At Mother Jones, Kevin Drum talks about all the things we’ve been told about healthy eating … that just ain’t so:
For several years now I’ve been following the controversy over whether the dietary guidelines that have developed over the the past 70 years might be all wrong. And I’ve become tentatively convinced that, in fact, they are wrong. For most people — not all! — salt isn’t a big killer; cholesterol isn’t harmful; and red meat and saturated fat are perfectly OK. Healthy, even. Sugar, on the other hand, really needs to be watched.
Before I go on, a great big caveat: I’m not even an educated amateur on this subject. I’ve read a fair amount about it, but I’ve never dived into it systematically.
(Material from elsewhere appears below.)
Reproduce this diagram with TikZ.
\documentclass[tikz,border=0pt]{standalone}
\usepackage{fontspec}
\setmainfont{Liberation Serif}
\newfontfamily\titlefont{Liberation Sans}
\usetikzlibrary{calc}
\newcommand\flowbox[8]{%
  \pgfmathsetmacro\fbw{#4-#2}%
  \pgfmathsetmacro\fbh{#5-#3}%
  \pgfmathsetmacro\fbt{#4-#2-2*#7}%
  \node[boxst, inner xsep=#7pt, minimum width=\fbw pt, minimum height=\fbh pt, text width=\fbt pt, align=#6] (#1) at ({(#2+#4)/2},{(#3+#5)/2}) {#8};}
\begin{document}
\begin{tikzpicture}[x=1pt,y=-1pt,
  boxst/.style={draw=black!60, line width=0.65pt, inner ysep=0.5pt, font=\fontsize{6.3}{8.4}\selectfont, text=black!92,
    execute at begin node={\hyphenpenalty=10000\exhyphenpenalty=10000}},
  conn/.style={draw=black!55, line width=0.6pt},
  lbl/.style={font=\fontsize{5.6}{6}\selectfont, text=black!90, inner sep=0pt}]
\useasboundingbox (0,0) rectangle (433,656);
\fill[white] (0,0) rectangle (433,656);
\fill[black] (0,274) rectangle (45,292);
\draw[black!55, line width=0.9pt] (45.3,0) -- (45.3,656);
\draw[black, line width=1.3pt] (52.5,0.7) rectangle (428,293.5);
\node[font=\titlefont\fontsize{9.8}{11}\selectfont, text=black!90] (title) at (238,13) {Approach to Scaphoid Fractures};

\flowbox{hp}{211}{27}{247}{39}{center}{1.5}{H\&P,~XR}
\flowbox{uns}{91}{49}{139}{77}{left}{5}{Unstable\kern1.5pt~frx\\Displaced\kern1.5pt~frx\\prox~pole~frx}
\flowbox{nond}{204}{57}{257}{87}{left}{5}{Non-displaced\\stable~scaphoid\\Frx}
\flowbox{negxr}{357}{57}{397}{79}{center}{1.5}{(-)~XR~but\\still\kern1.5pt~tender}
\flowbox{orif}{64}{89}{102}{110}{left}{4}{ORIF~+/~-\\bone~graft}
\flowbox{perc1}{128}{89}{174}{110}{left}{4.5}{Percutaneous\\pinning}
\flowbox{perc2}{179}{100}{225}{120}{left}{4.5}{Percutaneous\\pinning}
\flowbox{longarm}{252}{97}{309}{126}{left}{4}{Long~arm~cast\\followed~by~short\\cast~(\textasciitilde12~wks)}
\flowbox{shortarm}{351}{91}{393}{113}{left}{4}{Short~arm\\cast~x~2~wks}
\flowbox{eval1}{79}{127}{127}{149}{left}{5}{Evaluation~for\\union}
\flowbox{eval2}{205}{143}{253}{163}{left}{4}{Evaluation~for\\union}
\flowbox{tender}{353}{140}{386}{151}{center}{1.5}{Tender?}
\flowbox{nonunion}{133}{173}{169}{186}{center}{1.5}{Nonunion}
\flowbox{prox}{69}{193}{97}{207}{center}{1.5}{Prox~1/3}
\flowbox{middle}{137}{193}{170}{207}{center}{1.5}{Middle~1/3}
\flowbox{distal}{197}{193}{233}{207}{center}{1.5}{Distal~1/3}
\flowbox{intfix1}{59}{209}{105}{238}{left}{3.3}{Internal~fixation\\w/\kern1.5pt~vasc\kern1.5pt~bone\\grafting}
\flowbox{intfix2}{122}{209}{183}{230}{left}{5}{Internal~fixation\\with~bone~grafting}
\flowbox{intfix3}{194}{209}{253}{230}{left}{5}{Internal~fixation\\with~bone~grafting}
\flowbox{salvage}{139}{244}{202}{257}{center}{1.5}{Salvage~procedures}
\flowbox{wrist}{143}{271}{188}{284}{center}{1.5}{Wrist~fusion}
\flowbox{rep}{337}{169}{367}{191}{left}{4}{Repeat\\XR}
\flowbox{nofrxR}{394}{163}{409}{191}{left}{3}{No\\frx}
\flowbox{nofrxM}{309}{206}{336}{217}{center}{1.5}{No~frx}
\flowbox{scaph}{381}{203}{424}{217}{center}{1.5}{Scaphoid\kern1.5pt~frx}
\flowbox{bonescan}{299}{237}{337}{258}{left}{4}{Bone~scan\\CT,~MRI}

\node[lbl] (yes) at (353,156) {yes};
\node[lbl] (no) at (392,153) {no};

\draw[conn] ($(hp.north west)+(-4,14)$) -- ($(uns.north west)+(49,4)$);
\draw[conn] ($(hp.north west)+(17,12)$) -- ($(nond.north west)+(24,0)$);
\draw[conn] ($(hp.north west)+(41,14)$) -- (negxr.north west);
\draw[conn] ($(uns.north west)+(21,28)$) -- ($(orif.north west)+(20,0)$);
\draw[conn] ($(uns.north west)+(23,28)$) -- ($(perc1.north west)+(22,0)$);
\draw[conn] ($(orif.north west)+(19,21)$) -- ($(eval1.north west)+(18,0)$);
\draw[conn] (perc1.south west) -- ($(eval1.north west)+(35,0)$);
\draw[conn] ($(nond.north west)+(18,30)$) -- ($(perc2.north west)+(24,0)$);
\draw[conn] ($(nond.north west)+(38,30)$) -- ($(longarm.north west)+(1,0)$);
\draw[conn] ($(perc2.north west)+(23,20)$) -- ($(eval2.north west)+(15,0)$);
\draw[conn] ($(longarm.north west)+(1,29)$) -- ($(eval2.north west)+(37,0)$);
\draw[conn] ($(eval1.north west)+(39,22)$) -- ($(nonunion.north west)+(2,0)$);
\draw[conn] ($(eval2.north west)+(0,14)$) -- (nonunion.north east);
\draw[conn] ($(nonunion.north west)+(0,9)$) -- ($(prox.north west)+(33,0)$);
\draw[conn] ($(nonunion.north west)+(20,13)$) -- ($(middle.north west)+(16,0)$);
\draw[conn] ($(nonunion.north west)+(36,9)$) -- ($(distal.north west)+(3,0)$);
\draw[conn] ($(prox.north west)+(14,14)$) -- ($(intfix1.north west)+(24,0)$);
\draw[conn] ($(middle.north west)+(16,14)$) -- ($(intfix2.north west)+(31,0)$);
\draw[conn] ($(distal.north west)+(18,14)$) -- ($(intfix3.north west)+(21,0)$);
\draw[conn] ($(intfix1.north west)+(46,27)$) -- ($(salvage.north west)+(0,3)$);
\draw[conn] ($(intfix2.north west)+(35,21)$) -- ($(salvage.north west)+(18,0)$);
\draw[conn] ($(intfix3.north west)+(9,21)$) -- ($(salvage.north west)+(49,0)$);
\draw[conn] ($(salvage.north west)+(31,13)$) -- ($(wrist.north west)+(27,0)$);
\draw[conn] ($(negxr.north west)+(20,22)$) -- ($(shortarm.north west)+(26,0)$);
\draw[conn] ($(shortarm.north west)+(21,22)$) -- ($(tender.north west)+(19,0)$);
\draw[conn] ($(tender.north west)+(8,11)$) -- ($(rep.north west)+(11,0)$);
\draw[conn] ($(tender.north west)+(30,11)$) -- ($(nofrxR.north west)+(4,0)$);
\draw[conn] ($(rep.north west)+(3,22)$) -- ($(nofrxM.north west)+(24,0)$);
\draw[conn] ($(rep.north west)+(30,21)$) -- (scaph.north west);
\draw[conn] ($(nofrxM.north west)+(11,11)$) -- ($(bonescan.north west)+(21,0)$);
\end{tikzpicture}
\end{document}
And the plain truth is that firm proof is hard to come by when it comes to diet. It’s really, really hard to conduct the kinds of experiments that would give us concrete proof that one diet is better than another, and the studies that have been done almost all have defects of some kind.
Emphasis mine.
Randomized trials are the gold standard of dietary studies, but as I said above, they’re really, really hard to conduct properly. You have to find a stable population of people. You have to pick half of them randomly and get them to change their diets. You have to trust them to actually do it. You have to follow them for years, not months. Virtually no trial can ever truly meet this standard.
Nonetheless, as Carroll says, the randomized trials we do have suggest that red meat and saturated fat have little effect on cardiovascular health — and might actually have a positive effect on cancer outcomes.
At the same time, increased consumption of sugars and carbohydrates might be actively bad for us. At the very least they contribute to obesity and diabetes, and there’s some evidence that they aren’t so great for your heart either.
So where does this leave us? As Carroll says, the literature as a whole suggests that we simply don’t know. We’ve been convinced of a lot of things for a long time, and it’s turned out that a lot of what we believed was never really backed by solid evidence in the first place. So now the dietary ship is turning. Slowly, but it’s turning.
His primary take-away from all this: moderation is probably your safest bet, unless you have a condition that requires you to avoid certain foods or types of foods. Oh, and avoid over-indulging in packaged food that uses lots of preservatives. This is certainly one area where the science sure didn’t turn out to be settled, after all.